### What to work on
Pictures in the data below are not part of the copy; transcribe everything else exactly.

### Supplied information
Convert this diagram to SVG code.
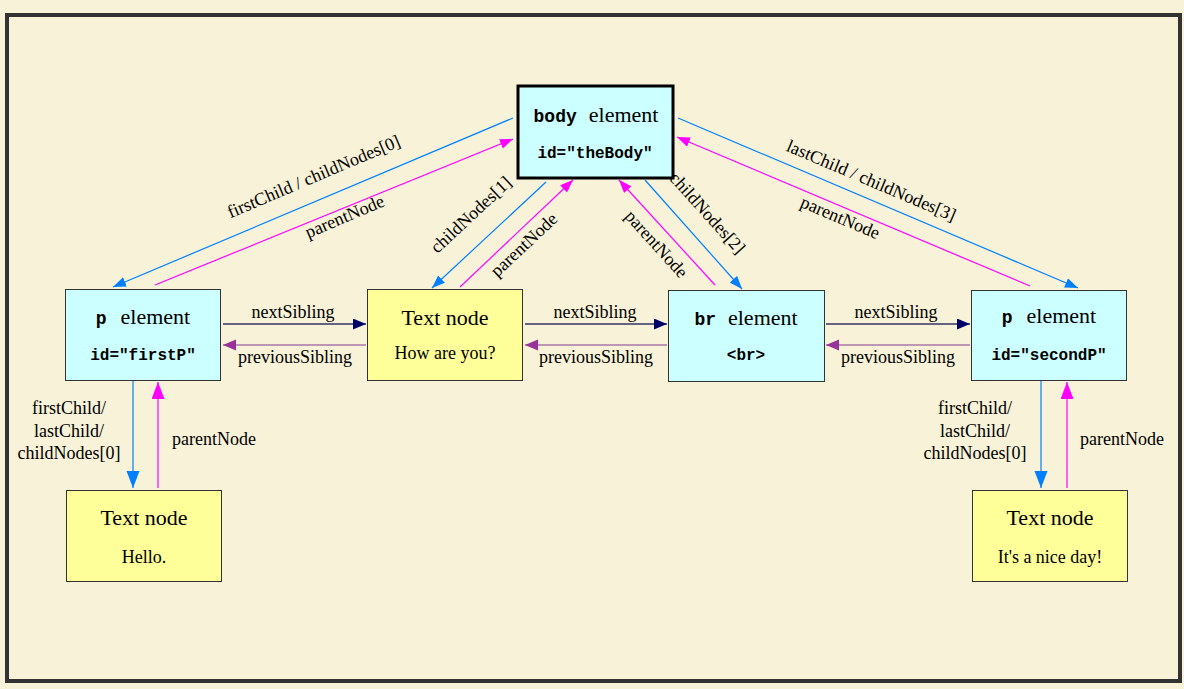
<svg xmlns="http://www.w3.org/2000/svg" width="1184" height="689" viewBox="0 0 1184 689">
<style>
.el{fill:#ccffff;stroke:#333;stroke-width:1}
.tx{fill:#ffff99;stroke:#333;stroke-width:1}
.t{font-family:"Liberation Serif",serif;fill:#000}
.big{font-size:22px}
.sm{font-size:18px}
.lb{font-size:18px}
.m{font-family:"Liberation Mono",monospace;font-weight:bold;font-size:16px;fill:#000}
.mt{font-size:18px}
.blue{stroke:#0080ff;stroke-width:1.2;fill:none}
.pink{stroke:#ff00ff;stroke-width:1.2;fill:none}
.navy{stroke:#333366;stroke-width:1.5;fill:none}
.purp{stroke:#aa77aa;stroke-width:1.5;fill:none}
</style>
<defs>
<marker id="ab" markerUnits="userSpaceOnUse" markerWidth="14" markerHeight="12" refX="13" refY="5" orient="auto"><path d="M0,0 L13,5 L0,10 Z" fill="#0080ff"/></marker>
<marker id="ap" markerUnits="userSpaceOnUse" markerWidth="14" markerHeight="12" refX="13" refY="5" orient="auto"><path d="M0,0 L13,5 L0,10 Z" fill="#ff00ff"/></marker>
<marker id="abv" markerUnits="userSpaceOnUse" markerWidth="18" markerHeight="14" refX="17" refY="6.500" orient="auto"><path d="M0,0 L17,6.500 L0,13 Z" fill="#0080ff"/></marker>
<marker id="apv" markerUnits="userSpaceOnUse" markerWidth="18" markerHeight="14" refX="17" refY="6.500" orient="auto"><path d="M0,0 L17,6.500 L0,13 Z" fill="#ff00ff"/></marker>
<marker id="an" markerUnits="userSpaceOnUse" markerWidth="14" markerHeight="12" refX="13" refY="5.500" orient="auto"><path d="M0,0 L13,5.500 L0,11 Z" fill="#000066"/></marker>
<marker id="au" markerUnits="userSpaceOnUse" markerWidth="14" markerHeight="12" refX="13" refY="5.500" orient="auto"><path d="M0,0 L13,5.500 L0,11 Z" fill="#993399"/></marker>
</defs>
<rect x="0" y="0" width="1184" height="689" fill="#f7f2d8"/>
<rect x="7" y="15" width="1173" height="666" fill="#f7f2d8" stroke="#333" stroke-width="4"/>

<g id="connectors">
<line class="blue" x1="513" y1="118" x2="113" y2="287" marker-end="url(#ab)"/>
<line class="pink" x1="155" y1="285" x2="513" y2="139" marker-end="url(#ap)"/>
<line class="blue" x1="546" y1="182" x2="432" y2="288" marker-end="url(#ab)"/>
<line class="pink" x1="460" y1="287" x2="573" y2="180" marker-end="url(#ap)"/>
<line class="blue" x1="645" y1="180" x2="742" y2="289" marker-end="url(#ab)"/>
<line class="pink" x1="715" y1="285" x2="619" y2="180" marker-end="url(#ap)"/>
<line class="blue" x1="678" y1="118" x2="1078" y2="288" marker-end="url(#ab)"/>
<line class="pink" x1="1030" y1="286" x2="677" y2="137" marker-end="url(#ap)"/>

<line class="navy" x1="223" y1="324" x2="366" y2="324" marker-end="url(#an)"/>
<line class="purp" x1="366" y1="345" x2="223" y2="345" marker-end="url(#au)"/>
<line class="navy" x1="525" y1="324" x2="667" y2="324" marker-end="url(#an)"/>
<line class="purp" x1="667" y1="345" x2="525" y2="345" marker-end="url(#au)"/>
<line class="navy" x1="826" y1="324" x2="970" y2="324" marker-end="url(#an)"/>
<line class="purp" x1="970" y1="345" x2="826" y2="345" marker-end="url(#au)"/>

<line class="blue" x1="133" y1="381" x2="133" y2="488" marker-end="url(#abv)"/>
<line class="pink" x1="158" y1="488" x2="158" y2="382" marker-end="url(#apv)"/>
<line class="blue" x1="1041" y1="381" x2="1041" y2="488" marker-end="url(#abv)"/>
<line class="pink" x1="1067" y1="488" x2="1067" y2="382" marker-end="url(#apv)"/>

<text class="t lb" text-anchor="middle" transform="translate(316,182) rotate(-23)">firstChild / childNodes[0]</text>
<text class="t lb" text-anchor="middle" transform="translate(347,222) rotate(-23)">parentNode</text>
<text class="t lb" text-anchor="middle" transform="translate(475,219) rotate(-43)">childNodes[1]</text>
<text class="t lb" text-anchor="middle" transform="translate(528,249) rotate(-43)">parentNode</text>
<text class="t lb" text-anchor="middle" transform="translate(703,217) rotate(48)">childNodes[2]</text>
<text class="t lb" text-anchor="middle" transform="translate(652,248) rotate(48)">parentNode</text>
<text class="t lb" text-anchor="middle" transform="translate(869,186) rotate(23)">lastChild / childNodes[3]</text>
<text class="t lb" text-anchor="middle" transform="translate(838,223) rotate(23)">parentNode</text>

<text class="t lb" x="293" y="318" text-anchor="middle">nextSibling</text>
<text class="t lb" x="295" y="363" text-anchor="middle">previousSibling</text>
<text class="t lb" x="595" y="318" text-anchor="middle">nextSibling</text>
<text class="t lb" x="596" y="363" text-anchor="middle">previousSibling</text>
<text class="t lb" x="896" y="318" text-anchor="middle">nextSibling</text>
<text class="t lb" x="898" y="363" text-anchor="middle">previousSibling</text>

<text class="t lb" x="69" y="414" text-anchor="middle">firstChild/</text>
<text class="t lb" x="69" y="437" text-anchor="middle">lastChild/</text>
<text class="t lb" x="69" y="459" text-anchor="middle">childNodes[0]</text>
<text class="t lb" x="172" y="445">parentNode</text>
<text class="t lb" x="975" y="414" text-anchor="middle">firstChild/</text>
<text class="t lb" x="975" y="437" text-anchor="middle">lastChild/</text>
<text class="t lb" x="975" y="459" text-anchor="middle">childNodes[0]</text>
<text class="t lb" x="1080" y="445">parentNode</text>
</g>

<g id="body">
<rect x="518" y="86" width="155" height="92" fill="#ccffff" stroke="#000" stroke-width="3"/>
<text x="596" y="122" text-anchor="middle"><tspan class="m mt">body</tspan><tspan class="t big" dx="12">element</tspan></text>
<text class="m" x="595" y="158" text-anchor="middle">id="theBody"</text>
</g>
<g id="firstP">
<rect class="el" x="65.500" y="289.500" width="155" height="91"/>
<text x="143" y="324" text-anchor="middle"><tspan class="m mt">p</tspan><tspan class="t big" dx="14">element</tspan></text>
<text class="m" x="143" y="360" text-anchor="middle">id="firstP"</text>
</g>
<g id="text1">
<rect class="tx" x="367.500" y="289.500" width="155" height="91"/>
<text class="t big" x="445" y="325" text-anchor="middle">Text node</text>
<text class="t sm" x="445" y="359" text-anchor="middle">How are you?</text>
</g>
<g id="br">
<rect class="el" x="668.500" y="290.500" width="156" height="91"/>
<text x="746" y="325" text-anchor="middle"><tspan class="m mt">br</tspan><tspan class="t big" dx="12">element</tspan></text>
<text class="m" x="746" y="360" text-anchor="middle">&lt;br&gt;</text>
</g>
<g id="secondP">
<rect class="el" x="971.500" y="290.500" width="155" height="90"/>
<text x="1049" y="323" text-anchor="middle"><tspan class="m mt">p</tspan><tspan class="t big" dx="14">element</tspan></text>
<text class="m" x="1049" y="360" text-anchor="middle">id="secondP"</text>
</g>
<g id="hello">
<rect class="tx" x="66.500" y="490.500" width="155" height="91"/>
<text class="t big" x="144" y="525" text-anchor="middle">Text node</text>
<text class="t sm" x="144" y="563" text-anchor="middle">Hello.</text>
</g>
<g id="niceday">
<rect class="tx" x="972.500" y="490.500" width="155" height="91"/>
<text class="t big" x="1050" y="525" text-anchor="middle">Text node</text>
<text class="t sm" x="1050" y="563" text-anchor="middle">It's a nice day!</text>
</g>
</svg>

### Reply
Convert this diagram to SVG code.
<svg xmlns="http://www.w3.org/2000/svg" width="1184" height="689" viewBox="0 0 1184 689">
<style>
.el{fill:#ccffff;stroke:#333;stroke-width:1}
.tx{fill:#ffff99;stroke:#333;stroke-width:1}
.t{font-family:"Liberation Serif",serif;fill:#000}
.big{font-size:22px}
.sm{font-size:18px}
.lb{font-size:18px}
.m{font-family:"Liberation Mono",monospace;font-weight:bold;font-size:16px;fill:#000}
.mt{font-size:18px}
.blue{stroke:#0080ff;stroke-width:1.2;fill:none}
.pink{stroke:#ff00ff;stroke-width:1.2;fill:none}
.navy{stroke:#333366;stroke-width:1.5;fill:none}
.purp{stroke:#aa77aa;stroke-width:1.5;fill:none}
</style>
<defs>
<marker id="ab" markerUnits="userSpaceOnUse" markerWidth="14" markerHeight="12" refX="13" refY="5" orient="auto"><path d="M0,0 L13,5 L0,10 Z" fill="#0080ff"/></marker>
<marker id="ap" markerUnits="userSpaceOnUse" markerWidth="14" markerHeight="12" refX="13" refY="5" orient="auto"><path d="M0,0 L13,5 L0,10 Z" fill="#ff00ff"/></marker>
<marker id="abv" markerUnits="userSpaceOnUse" markerWidth="18" markerHeight="14" refX="17" refY="6.500" orient="auto"><path d="M0,0 L17,6.500 L0,13 Z" fill="#0080ff"/></marker>
<marker id="apv" markerUnits="userSpaceOnUse" markerWidth="18" markerHeight="14" refX="17" refY="6.500" orient="auto"><path d="M0,0 L17,6.500 L0,13 Z" fill="#ff00ff"/></marker>
<marker id="an" markerUnits="userSpaceOnUse" markerWidth="14" markerHeight="12" refX="13" refY="5.500" orient="auto"><path d="M0,0 L13,5.500 L0,11 Z" fill="#000066"/></marker>
<marker id="au" markerUnits="userSpaceOnUse" markerWidth="14" markerHeight="12" refX="13" refY="5.500" orient="auto"><path d="M0,0 L13,5.500 L0,11 Z" fill="#993399"/></marker>
</defs>
<rect x="0" y="0" width="1184" height="689" fill="#f7f2d8"/>
<rect x="7" y="15" width="1173" height="666" fill="#f7f2d8" stroke="#333" stroke-width="4"/>

<g id="connectors">
<line class="blue" x1="513" y1="118" x2="113" y2="287" marker-end="url(#ab)"/>
<line class="pink" x1="155" y1="285" x2="513" y2="139" marker-end="url(#ap)"/>
<line class="blue" x1="546" y1="182" x2="432" y2="288" marker-end="url(#ab)"/>
<line class="pink" x1="460" y1="287" x2="573" y2="180" marker-end="url(#ap)"/>
<line class="blue" x1="645" y1="180" x2="742" y2="289" marker-end="url(#ab)"/>
<line class="pink" x1="715" y1="285" x2="619" y2="180" marker-end="url(#ap)"/>
<line class="blue" x1="678" y1="118" x2="1078" y2="288" marker-end="url(#ab)"/>
<line class="pink" x1="1030" y1="286" x2="677" y2="137" marker-end="url(#ap)"/>

<line class="navy" x1="223" y1="324" x2="366" y2="324" marker-end="url(#an)"/>
<line class="purp" x1="366" y1="345" x2="223" y2="345" marker-end="url(#au)"/>
<line class="navy" x1="525" y1="324" x2="667" y2="324" marker-end="url(#an)"/>
<line class="purp" x1="667" y1="345" x2="525" y2="345" marker-end="url(#au)"/>
<line class="navy" x1="826" y1="324" x2="970" y2="324" marker-end="url(#an)"/>
<line class="purp" x1="970" y1="345" x2="826" y2="345" marker-end="url(#au)"/>

<line class="blue" x1="133" y1="381" x2="133" y2="488" marker-end="url(#abv)"/>
<line class="pink" x1="158" y1="488" x2="158" y2="382" marker-end="url(#apv)"/>
<line class="blue" x1="1041" y1="381" x2="1041" y2="488" marker-end="url(#abv)"/>
<line class="pink" x1="1067" y1="488" x2="1067" y2="382" marker-end="url(#apv)"/>

<text class="t lb" text-anchor="middle" transform="translate(316,182) rotate(-23)">firstChild / childNodes[0]</text>
<text class="t lb" text-anchor="middle" transform="translate(347,222) rotate(-23)">parentNode</text>
<text class="t lb" text-anchor="middle" transform="translate(475,219) rotate(-43)">childNodes[1]</text>
<text class="t lb" text-anchor="middle" transform="translate(528,249) rotate(-43)">parentNode</text>
<text class="t lb" text-anchor="middle" transform="translate(703,217) rotate(48)">childNodes[2]</text>
<text class="t lb" text-anchor="middle" transform="translate(652,248) rotate(48)">parentNode</text>
<text class="t lb" text-anchor="middle" transform="translate(869,186) rotate(23)">lastChild / childNodes[3]</text>
<text class="t lb" text-anchor="middle" transform="translate(838,223) rotate(23)">parentNode</text>

<text class="t lb" x="293" y="318" text-anchor="middle">nextSibling</text>
<text class="t lb" x="295" y="363" text-anchor="middle">previousSibling</text>
<text class="t lb" x="595" y="318" text-anchor="middle">nextSibling</text>
<text class="t lb" x="596" y="363" text-anchor="middle">previousSibling</text>
<text class="t lb" x="896" y="318" text-anchor="middle">nextSibling</text>
<text class="t lb" x="898" y="363" text-anchor="middle">previousSibling</text>

<text class="t lb" x="69" y="414" text-anchor="middle">firstChild/</text>
<text class="t lb" x="69" y="437" text-anchor="middle">lastChild/</text>
<text class="t lb" x="69" y="459" text-anchor="middle">childNodes[0]</text>
<text class="t lb" x="172" y="445">parentNode</text>
<text class="t lb" x="975" y="414" text-anchor="middle">firstChild/</text>
<text class="t lb" x="975" y="437" text-anchor="middle">lastChild/</text>
<text class="t lb" x="975" y="459" text-anchor="middle">childNodes[0]</text>
<text class="t lb" x="1080" y="445">parentNode</text>
</g>

<g id="body">
<rect x="518" y="86" width="155" height="92" fill="#ccffff" stroke="#000" stroke-width="3"/>
<text x="596" y="122" text-anchor="middle"><tspan class="m mt">body</tspan><tspan class="t big" dx="12">element</tspan></text>
<text class="m" x="595" y="158" text-anchor="middle">id="theBody"</text>
</g>
<g id="firstP">
<rect class="el" x="65.500" y="289.500" width="155" height="91"/>
<text x="143" y="324" text-anchor="middle"><tspan class="m mt">p</tspan><tspan class="t big" dx="14">element</tspan></text>
<text class="m" x="143" y="360" text-anchor="middle">id="firstP"</text>
</g>
<g id="text1">
<rect class="tx" x="367.500" y="289.500" width="155" height="91"/>
<text class="t big" x="445" y="325" text-anchor="middle">Text node</text>
<text class="t sm" x="445" y="359" text-anchor="middle">How are you?</text>
</g>
<g id="br">
<rect class="el" x="668.500" y="290.500" width="156" height="91"/>
<text x="746" y="325" text-anchor="middle"><tspan class="m mt">br</tspan><tspan class="t big" dx="12">element</tspan></text>
<text class="m" x="746" y="360" text-anchor="middle">&lt;br&gt;</text>
</g>
<g id="secondP">
<rect class="el" x="971.500" y="290.500" width="155" height="90"/>
<text x="1049" y="323" text-anchor="middle"><tspan class="m mt">p</tspan><tspan class="t big" dx="14">element</tspan></text>
<text class="m" x="1049" y="360" text-anchor="middle">id="secondP"</text>
</g>
<g id="hello">
<rect class="tx" x="66.500" y="490.500" width="155" height="91"/>
<text class="t big" x="144" y="525" text-anchor="middle">Text node</text>
<text class="t sm" x="144" y="563" text-anchor="middle">Hello.</text>
</g>
<g id="niceday">
<rect class="tx" x="972.500" y="490.500" width="155" height="91"/>
<text class="t big" x="1050" y="525" text-anchor="middle">Text node</text>
<text class="t sm" x="1050" y="563" text-anchor="middle">It's a nice day!</text>
</g>
</svg>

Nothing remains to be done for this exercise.